» **The problem**: Repeat every line exactly, keeping the pictures out of the copy.

» **Data extract**:

━━━━━━━━━━━━━━━━━━━━

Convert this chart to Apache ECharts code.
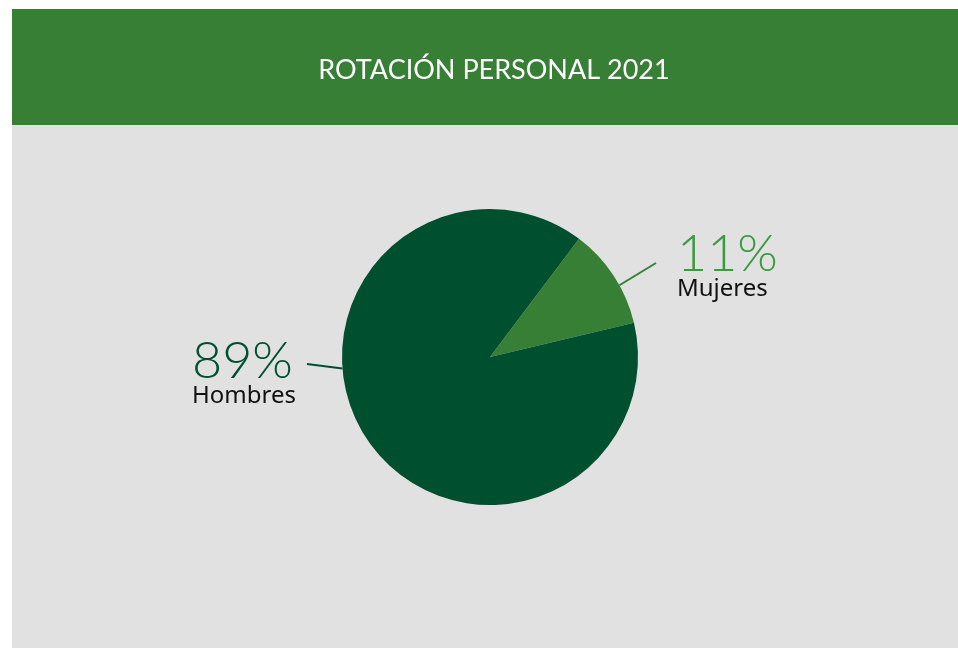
<!DOCTYPE html>
<html>
<head>
<meta charset="utf-8">
<script src="https://cdn.jsdelivr.net/npm/echarts@6/dist/echarts.min.js"></script>
<style>
  html, body { margin: 0; padding: 0; background: #ffffff; }
  #chart { width: 958px; height: 648px; }
</style>
</head>
<body>
<div id="chart"></div>
<script>
  // datos
  var categorias = ['Mujeres', 'Hombres'];
  var valores = [11, 89];
  var titulo = 'ROTACIÓN PERSONAL 2021';

  var colores = ['#367f34', '#00502f'];
  var coloresPct = ['#3a9a3e', '#00502f'];

  var myChart = echarts.init(document.getElementById('chart'));

  var datos = categorias.map(function (c, i) {
    return {
      name: c,
      value: valores[i],
      itemStyle: { color: colores[i] },
      label: {
        rich: {
          p: { fontSize: 52, fontFamily: 'Lato', color: coloresPct[i], lineHeight: 48, fontWeight: 300 },
          n: { fontSize: 24, fontFamily: 'Noto Sans', color: '#111', lineHeight: 22 }
        }
      },
      labelLine: { lineStyle: { color: colores[i] } }
    };
  });

  myChart.setOption({
    backgroundColor: '#ffffff',
    animation: false,
    graphic: [
      { type: 'rect', shape: { x: 12, y: 9, width: 946, height: 116 }, style: { fill: '#367f34' }, z: -10 },
      { type: 'rect', shape: { x: 12, y: 125, width: 946, height: 523 }, style: { fill: '#e1e1e1' }, z: -10 }
    ],
    title: {
      text: titulo,
      left: 489,
      top: 52,
      textAlign: 'center',
      textStyle: { color: '#ffffff', fontSize: 27, fontWeight: 'normal', fontFamily: 'Lato' }
    },
    series: [
      {
        type: 'pie',
        center: [490, 357],
        radius: 148,
        startAngle: 53,
        clockwise: true,
        data: datos,
        label: {
          show: true,
          position: 'outside',
          formatter: '{p|{d}%}\n{n|{b}}',
          align: 'left'
        },
        labelLine: { show: true, length: 20, length2: 0, lineStyle: { width: 2 } },
        labelLayout: function (params) {
          // posicion de etiquetas y lineas
          var pos = [[677, 265], [192, 372]];
          var fin = [[656, 263], [307, 364]];
          var ang = [29, 184.5];
          var i = params.dataIndex;
          var a = ang[i] * Math.PI / 180;
          var x0 = 490 + 148 * Math.cos(a);
          var y0 = 357 - 148 * Math.sin(a);
          return {
            x: pos[i][0],
            y: pos[i][1],
            align: 'left',
            verticalAlign: 'middle',
            labelLinePoints: [[x0, y0], fin[i]]
          };
        },
        emphasis: { disabled: true }
      }
    ]
  });
</script>
</body>
</html>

━━━━━━━━━━━━━━━━━━━━

» **Full output**:
Convert this chart to Apache ECharts code.
<!DOCTYPE html>
<html>
<head>
<meta charset="utf-8">
<script src="https://cdn.jsdelivr.net/npm/echarts@6/dist/echarts.min.js"></script>
<style>
  html, body { margin: 0; padding: 0; background: #ffffff; }
  #chart { width: 958px; height: 648px; }
</style>
</head>
<body>
<div id="chart"></div>
<script>
  // datos
  var categorias = ['Mujeres', 'Hombres'];
  var valores = [11, 89];
  var titulo = 'ROTACIÓN PERSONAL 2021';

  var colores = ['#367f34', '#00502f'];
  var coloresPct = ['#3a9a3e', '#00502f'];

  var myChart = echarts.init(document.getElementById('chart'));

  var datos = categorias.map(function (c, i) {
    return {
      name: c,
      value: valores[i],
      itemStyle: { color: colores[i] },
      label: {
        rich: {
          p: { fontSize: 52, fontFamily: 'Lato', color: coloresPct[i], lineHeight: 48, fontWeight: 300 },
          n: { fontSize: 24, fontFamily: 'Noto Sans', color: '#111', lineHeight: 22 }
        }
      },
      labelLine: { lineStyle: { color: colores[i] } }
    };
  });

  myChart.setOption({
    backgroundColor: '#ffffff',
    animation: false,
    graphic: [
      { type: 'rect', shape: { x: 12, y: 9, width: 946, height: 116 }, style: { fill: '#367f34' }, z: -10 },
      { type: 'rect', shape: { x: 12, y: 125, width: 946, height: 523 }, style: { fill: '#e1e1e1' }, z: -10 }
    ],
    title: {
      text: titulo,
      left: 489,
      top: 52,
      textAlign: 'center',
      textStyle: { color: '#ffffff', fontSize: 27, fontWeight: 'normal', fontFamily: 'Lato' }
    },
    series: [
      {
        type: 'pie',
        center: [490, 357],
        radius: 148,
        startAngle: 53,
        clockwise: true,
        data: datos,
        label: {
          show: true,
          position: 'outside',
          formatter: '{p|{d}%}\n{n|{b}}',
          align: 'left'
        },
        labelLine: { show: true, length: 20, length2: 0, lineStyle: { width: 2 } },
        labelLayout: function (params) {
          // posicion de etiquetas y lineas
          var pos = [[677, 265], [192, 372]];
          var fin = [[656, 263], [307, 364]];
          var ang = [29, 184.5];
          var i = params.dataIndex;
          var a = ang[i] * Math.PI / 180;
          var x0 = 490 + 148 * Math.cos(a);
          var y0 = 357 - 148 * Math.sin(a);
          return {
            x: pos[i][0],
            y: pos[i][1],
            align: 'left',
            verticalAlign: 'middle',
            labelLinePoints: [[x0, y0], fin[i]]
          };
        },
        emphasis: { disabled: true }
      }
    ]
  });
</script>
</body>
</html>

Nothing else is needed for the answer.